In 1999, some 1,000 years after they were hunted into extinction because of their pelts, 18 beavers were released into the wilds of Jutland.
Now, almost 20 years later, nature’s engineers have gnawed, dammed and bred their way into an estimated population of about 200 individuals. But while nature enthusiasts are celebrating, others are not as impressed.
That’s because beavers have a considerable impact on their surroundings, whether it’s gnawing down trees or damming up streams. A number of citizens living near beavers have reported their land being flooded as a result of the beaver dams.

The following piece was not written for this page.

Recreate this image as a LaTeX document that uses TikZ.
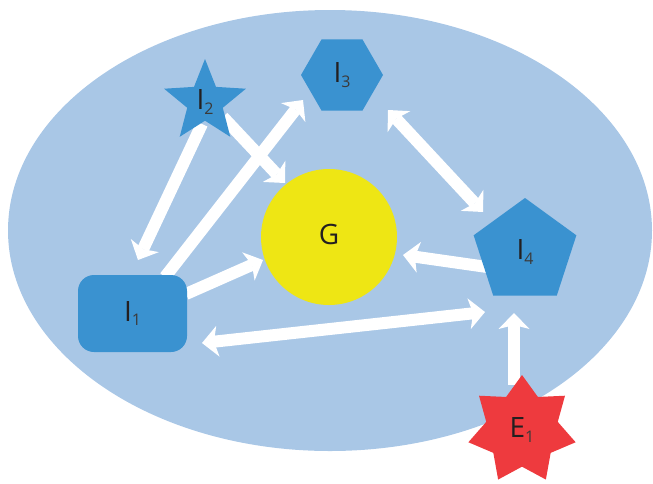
\documentclass[tikz,border=0pt]{standalone}
\usepackage{fontspec}
\setmainfont{Open Sans}
\usetikzlibrary{shapes.geometric,arrows.meta}
\definecolor{ground}{HTML}{A9C7E6}
\definecolor{agent}{HTML}{3A92D0}
\definecolor{goal}{HTML}{EEE614}
\definecolor{extern}{HTML}{EE3A3E}
\definecolor{ink}{HTML}{231F20}
\definecolor{subink}{HTML}{3A3A3A}
\pgfdeclarelayer{bg}
\pgfdeclarelayer{links}
\pgfsetlayers{bg,links,main}
% letter with a lowered index
\newcommand\idxlabel[2]{{\fontsize{28}{28}\selectfont\color{ink}#1}\raisebox{-4.5pt}{\fontsize{16}{16}\selectfont\color{subink}#2}}
\begin{document}
\begin{tikzpicture}[x=1pt,y=-1pt,
  shp/.style={fill=agent, draw=none, inner sep=0pt},
  conn/.style={draw=white, line width=12pt,
    -{Stealth[length=16pt,width=31pt,inset=4pt,line width=0pt]}},
  both/.style={draw=white, line width=12pt,
    {Stealth[length=16pt,width=31pt,inset=4pt,line width=0pt]}-{Stealth[length=16pt,width=31pt,inset=4pt,line width=0pt]}}]
\useasboundingbox (0,0) rectangle (653,483);
\begin{pgfonlayer}{bg}
  \fill[ground] (330,230.5) ellipse [x radius=322, y radius=220.5];
\end{pgfonlayer}

\node[shp, star, star points=5, star point ratio=2.3, minimum size=86pt] (i2) at (205,102) {\idxlabel{I}{2}};
\node[shp, regular polygon, regular polygon sides=6, minimum size=82pt] (i3) at (342,75) {\idxlabel{I}{3}};
\node[shp, circle, fill=goal, minimum size=136pt] (g) at (329,237) {\idxlabel{G}{}};
\node[shp, rectangle, rounded corners=16pt, minimum width=109pt, minimum height=77pt] (i1) at (132.5,313.5) {\idxlabel{I}{1}};
\node[shp, regular polygon, regular polygon sides=5, minimum size=108pt] (i4) at (525,252) {\idxlabel{I}{4}};
\node[shp, star, star points=7, star point ratio=1.5, fill=extern, minimum size=110pt] (e1) at (522,430) {\idxlabel{E}{1}};

\begin{pgfonlayer}{links}
  \draw[conn] ([shift={(-3,22)}]i2.center) -- ([shift={(5.5,-53.5)}]i1.center);
  \draw[conn] ([shift={(18,15)}]i2.center) -- ([shift={(-44,-54)}]g.center);
  \draw[conn] ([shift={(32.5,-36.5)}]i1.center) -- ([shift={(-39,25)}]i3.center);
  \draw[conn] ([shift={(53.5,-19.5)}]i1.center) -- ([shift={(-66,23)}]g.center);
  \draw[both] ([shift={(46,35)}]i3.center) -- ([shift={(-42,-40)}]i4.center);
  \draw[conn] ([shift={(-38,15)}]i4.center) -- ([shift={(74,18)}]g.center);
  \draw[both] ([shift={(69.5,29.5)}]i1.center) -- ([shift={(-40,60)}]i4.center);
  \draw[conn] ([shift={(-8,-45)}]e1.center) -- ([shift={(-11,61)}]i4.center);
\end{pgfonlayer}
\end{tikzpicture}
\end{document}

“We all thought it was exciting to start with – when the beavers were situated in a limited area. But now it’s got out of hand. There are too many of them and we can’t control them,” Peter Busck, a spokesperson for the Dansk Skovforening forestry association, told TV2 News.
“If forest or pastoral areas are flooded to the extent that the landowner can’t produce what was intended, then there’s a problem.”
What … and where … is the plan?
The landowners have asked the government for help in regulating the beavers – but they are protected and a legislation change would be required for them to be controlled via hunting.
A new management plan for the beavers was supposed to have been presented in 2016, but it has been postponed a number of times. The environment and food minister, Jakob Ellemann-Jensen, said it was a challenge to find out how the rodents and humans can co-exist.
“It’s important to say the beaver is a protected species. It also contributes well to the biodiversity of the Danish nature, but of course there needs to be a balance,” he told TV2 News.
The news follows similar items regarding the progress of wolves, racoon dogs and grey seals in Denmark.